__EXERCISE GOAL__
Your task is to retype, word for word, the lines from the start of the data through the line holding "Arial, Helvetica, sans-serif';". Do not include the pictures.

__DATA EXTRACT__
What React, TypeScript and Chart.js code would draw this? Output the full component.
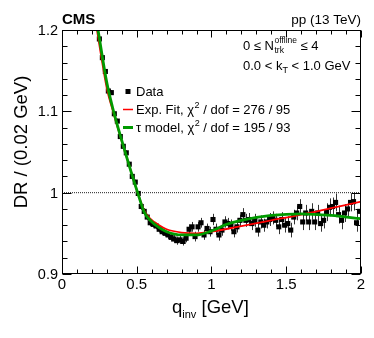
import React, { useEffect, useRef } from 'react';
import { Chart, registerables } from 'chart.js';

Chart.register(...registerables);

const FONT = '"Liberation Sans", Arial, Helvetica, sans-serif';

// bin centres (GeV), 0.02 GeV bins
const qBins = [
  0.25, 0.27, 0.29, 0.31, 0.33, 0.35, 0.37, 0.39, 0.41, 0.43, 0.45, 0.47, 0.49, 0.51, 0.53, 0.55, 0.57, 0.59, 0.61, 0.63,
  0.65, 0.67, 0.69, 0.71, 0.73, 0.75, 0.77, 0.79, 0.81, 0.83, 0.85, 0.87, 0.89, 0.91, 0.93, 0.95, 0.97, 0.99, 1.01, 1.03,
  1.05, 1.07, 1.09, 1.11, 1.13, 1.15, 1.17, 1.19, 1.21, 1.23, 1.25, 1.27, 1.29, 1.31, 1.33, 1.35, 1.37, 1.39, 1.41, 1.43,
  1.45, 1.47, 1.49, 1.51, 1.53, 1.55, 1.57, 1.59, 1.61, 1.63, 1.65, 1.67, 1.69, 1.71, 1.73, 1.75, 1.77, 1.79, 1.81, 1.83,
  1.85, 1.87, 1.89, 1.91, 1.93, 1.95, 1.97, 1.99,
];

const drValues = [
  1.189, 1.166, 1.149, 1.125, 1.123, 1.097, 1.088, 1.069, 1.057, 1.049, 1.035, 1.02, 1.013, 0.999, 0.983, 0.977, 0.97, 0.963, 0.961, 0.959,
  0.955, 0.952, 0.95, 0.948, 0.945, 0.943, 0.941, 0.942, 0.94, 0.944, 0.955, 0.958, 0.946, 0.958, 0.963, 0.948, 0.956, 0.952, 0.967, 0.955,
  0.948, 0.954, 0.964, 0.962, 0.96, 0.952, 0.958, 0.966, 0.973, 0.966, 0.967, 0.962, 0.966, 0.954, 0.964, 0.96, 0.964, 0.967, 0.969, 0.966,
  0.958, 0.967, 0.96, 0.962, 0.954, 0.97, 0.975, 0.983, 0.964, 0.975, 0.964, 0.977, 0.964, 0.975, 0.962, 0.966, 0.976, 0.982, 0.983, 0.988,
  0.973, 0.966, 0.975, 0.98, 0.988, 0.989, 0.963, 0.977,
];

const drErrors = [
  0.003, 0.003, 0.003, 0.003, 0.003, 0.003, 0.003, 0.003, 0.003, 0.003, 0.003, 0.003, 0.003, 0.003, 0.004, 0.004, 0.004, 0.004, 0.004, 0.004,
  0.004, 0.004, 0.004, 0.005, 0.005, 0.005, 0.005, 0.005, 0.005, 0.005, 0.006, 0.006, 0.006, 0.006, 0.006, 0.006, 0.006, 0.006, 0.007, 0.007,
  0.007, 0.007, 0.007, 0.007, 0.007, 0.007, 0.007, 0.007, 0.008, 0.008, 0.008, 0.008, 0.008, 0.008, 0.008, 0.008, 0.008, 0.008, 0.008, 0.008,
  0.009, 0.009, 0.009, 0.009, 0.009, 0.009, 0.009, 0.009, 0.01, 0.01, 0.01, 0.01, 0.01, 0.01, 0.01, 0.01, 0.011, 0.011, 0.011, 0.011,
  0.011, 0.011, 0.011, 0.011, 0.011, 0.011, 0.011, 0.011,
];

// exponential fit curve (red)
const expFitQ = [0.234, 0.26, 0.3, 0.341, 0.4, 0.45, 0.506, 0.55, 0.59, 0.65, 0.7, 0.8, 0.9, 1.0, 1.2, 1.4, 1.6, 1.8, 2.0];
const expFitDR = [1.2, 1.17, 1.128, 1.1, 1.063, 1.033, 1.0, 0.978, 0.968, 0.96, 0.955, 0.951, 0.95, 0.952, 0.959, 0.966, 0.973, 0.981, 0.989];

// tau model curve (green)
const tauQ = [0.241, 0.3, 0.345, 0.4, 0.45, 0.506, 0.55, 0.59, 0.65, 0.7, 0.8, 0.9, 1.0, 1.1, 1.2, 1.4, 1.6, 1.8, 2.0];
const tauDR = [1.2, 1.135, 1.1, 1.064, 1.033, 1.0, 0.976, 0.966, 0.957, 0.952, 0.948, 0.948, 0.953, 0.961, 0.966, 0.972, 0.974, 0.972, 0.968];

const xTickValues = [0, 0.5, 1, 1.5, 2];
const xTickLabels = ['0', '0.5', '1', '1.5', '2'];
const yTickValues = [0.9, 1.0, 1.1, 1.2];
const yTickLabels = ['0.9', '1', '1.1', '1.2'];
const xMinorStep = 0.1;
const yMinorStep = 0.02;

const legendLabels = ['Data', 'Exp. Fit, χ', 'τ model, χ'];
const legendTails = ['', ' / dof = 276 / 95', ' / dof = 195 / 93'];

const RED = '#ff0000';
const GREEN = '#009a00';

function font(size: number, bold = false) {
  return `${bold ? 'bold ' : ''}${size}px ${FONT}`;
}

const errorBarPlugin = {
  id: 'errorBars',
  beforeDatasetsDraw(chart: any) {
    const { ctx, scales } = chart;
    const xs = scales.x;
    const ys = scales.y;
    ctx.save();
    ctx.strokeStyle = '#333';
    ctx.lineWidth = 1;
    ctx.beginPath();
    for (let i = 0; i < qBins.length; i++) {
      const px = Math.round(xs.getPixelForValue(qBins[i])) + 0.5;
      const y1 = ys.getPixelForValue(drValues[i] - drErrors[i]);
      const y2 = ys.getPixelForValue(drValues[i] + drErrors[i]);
      ctx.moveTo(px, y1);
      ctx.lineTo(px, y2);
    }
    ctx.stroke();
    ctx.restore();
  },
};

const decorPlugin = {
  id: 'decor',
  afterDraw(chart: any) {
    const { ctx, chartArea: a, scales } = chart;
    const xs = scales.x;
    const ys = scales.y;
    const L = Math.round(a.left) + 0.5;
    const R = Math.round(a.right) - 0.5;
    const T = Math.round(a.top) + 0.5;
    const B = Math.round(a.bottom) - 0.5;
    ctx.save();
    ctx.strokeStyle = '#000';
    ctx.lineWidth = 1;
    ctx.strokeRect(L, T, R - L, B - T);

    // ticks
    ctx.beginPath();
    for (let v = 0; v <= 2 + 1e-9; v += xMinorStep) {
      const major = xTickValues.some((t) => Math.abs(t - v) < 1e-6);
      const len = major ? 7 : 4;
      const px = Math.round(xs.getPixelForValue(v)) + 0.5;
      ctx.moveTo(px, B);
      ctx.lineTo(px, B - len);
      ctx.moveTo(px, T);
      ctx.lineTo(px, T + len);
    }
    for (let v = 0.9; v <= 1.2 + 1e-9; v += yMinorStep) {
      const major = yTickValues.some((t) => Math.abs(t - v) < 1e-6);
      const len = major ? 9 : 5;
      const py = Math.round(ys.getPixelForValue(v)) + 0.5;
      ctx.moveTo(L, py);
      ctx.lineTo(L + len, py);
      ctx.moveTo(R, py);
      ctx.lineTo(R - len, py);
    }
    ctx.stroke();

    ctx.fillStyle = '#000';
    // tick labels
    ctx.font = font(15);
    ctx.textAlign = 'center';
    ctx.textBaseline = 'alphabetic';
    xTickValues.forEach((v, i) => {
      ctx.fillText(xTickLabels[i], xs.getPixelForValue(v), a.bottom + 15);
    });
    ctx.font = font(14.5);
    ctx.textAlign = 'right';
    yTickValues.forEach((v, i) => {
      ctx.fillText(yTickLabels[i], a.left - 4, ys.getPixelForValue(v) + 5);
    });

    // axis titles
    ctx.textAlign = 'left';
    ctx.font = font(18.5);
    const qx = 172;
    const qy = 313;
    ctx.fillText('q', qx, qy);
    let w = ctx.measureText('q').width;
    ctx.font = font(11);
    ctx.fillText('inv', qx + w, qy + 5);
    w += ctx.measureText('inv').width;
    ctx.font = font(18.5);
    ctx.fillText(' [GeV]', qx + w, qy);

    ctx.save();
    ctx.translate(27, 142);
    ctx.rotate(-Math.PI / 2);
    ctx.textAlign = 'center';
    ctx.font = font(18.5);
    ctx.fillText('DR / (0.02 GeV)', 0, 0);
    ctx.restore();

    // header
    ctx.textAlign = 'left';
    ctx.font = font(15, true);
    ctx.fillText('CMS', a.left, 24);
    ctx.textAlign = 'right';
    ctx.font = font(13.5);
    ctx.fillText('pp (13 TeV)', a.right, 24);

    // selection text
    ctx.textAlign = 'left';
    let sx = 243;
    const s1 = 50;
    ctx.font = font(13);
    ctx.fillText('0 ≤ N', sx, s1);
    sx += ctx.measureText('0 ≤ N').width + 0.5;
    ctx.font = font(8.5);
    ctx.fillText('offline', sx, s1 - 7);
    const wo = ctx.measureText('offline').width;
    ctx.fillText('trk', sx, s1 + 3);
    sx += wo;
    ctx.font = font(13);
    ctx.fillText(' ≤ 4', sx, s1);

    sx = 243;
    const s2 = 70;
    ctx.fillText('0.0 < k', sx, s2);
    sx += ctx.measureText('0.0 < k').width;
    ctx.font = font(9);
    ctx.fillText('T', sx, s2 + 3);
    sx += ctx.measureText('T').width;
    ctx.font = font(13);
    ctx.fillText(' < 1.0 GeV', sx, s2);

    // legend
    const lx = 136;
    const rows = [96, 114, 132];
    ctx.fillRect(125.5, 89, 5, 5);
    ctx.strokeStyle = RED;
    ctx.lineWidth = 1.5;
    ctx.beginPath();
    ctx.moveTo(123, 109.5);
    ctx.lineTo(133, 109.5);
    ctx.stroke();
    ctx.strokeStyle = GREEN;
    ctx.lineWidth = 3;
    ctx.beginPath();
    ctx.moveTo(123, 127.5);
    ctx.lineTo(133, 127.5);
    ctx.stroke();
    rows.forEach((yb, i) => {
      let tx = lx;
      ctx.font = font(13);
      ctx.fillText(legendLabels[i], tx, yb);
      if (legendTails[i]) {
        tx += ctx.measureText(legendLabels[i]).width;
        ctx.font = font(9);
        ctx.fillText('2', tx + 0.5, yb - 6);
        tx += ctx.measureText('2').width + 0.5;
        ctx.font = font(13);
        ctx.fillText(legendTails[i], tx, yb);
      }
    });
    ctx.restore();
  },
};

export default function App() {
  const ref = useRef<HTMLCanvasElement | null>(null);

  useEffect(() => {
    document.body.style.margin = '0';
    const canvas = ref.current;
    if (!canvas) return;
    const chart = new Chart(canvas, {
      type: 'line',
      data: {
        datasets: [
          {
            label: 'unity',
            data: [
              { x: 0, y: 1 },
              { x: 2, y: 1 },
            ],
            borderColor: '#222',
            borderWidth: 1,
            borderDash: [1, 1],
            pointRadius: 0,
            order: 5,
          },
          {
            label: 'Data',
            data: qBins.map((q, i) => ({ x: q, y: drValues[i] })),
            showLine: false,
            pointStyle: 'rect',
            pointRadius: 3.6,
            pointBackgroundColor: '#000',
            pointBorderColor: '#000',
            pointBorderWidth: 0,
            order: 3,
          },
          {
            label: 'Exp. Fit',
            data: expFitQ.map((q, i) => ({ x: q, y: expFitDR[i] })),
            borderColor: RED,
            borderWidth: 1.8,
            pointRadius: 0,
            cubicInterpolationMode: 'monotone',
            order: 2,
          },
          {
            label: 'tau model',
            data: tauQ.map((q, i) => ({ x: q, y: tauDR[i] })),
            borderColor: GREEN,
            borderWidth: 2.8,
            pointRadius: 0,
            cubicInterpolationMode: 'monotone',
            order: 1,
          },
        ],
      },
      options: {
        responsive: false,
        animation: false,
        events: [],
        layout: { padding: { left: 62, right: 13, top: 30, bottom: 64 } },
        plugins: { legend: { display: false }, tooltip: { enabled: false } },
        scales: {
          x: { type: 'linear', min: 0, max: 2, display: false },
          y: { type: 'linear', min: 0.9, max: 1.2, display: false },
        },
      },
      plugins: [errorBarPlugin, decorPlugin],
    } as any);
    return () => chart.destroy();
  }, []);

  return (
    <div style={{ width: 374, height: 338, background: '#fff' }}>
      <canvas ref={ref} width={374} height={338} />
    </div>
  );
}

__ANSWER FOR THIS EXERCISE__
What React, TypeScript and Chart.js code would draw this? Output the full component.
import React, { useEffect, useRef } from 'react';
import { Chart, registerables } from 'chart.js';

Chart.register(...registerables);

const FONT = '"Liberation Sans", Arial, Helvetica, sans-serif';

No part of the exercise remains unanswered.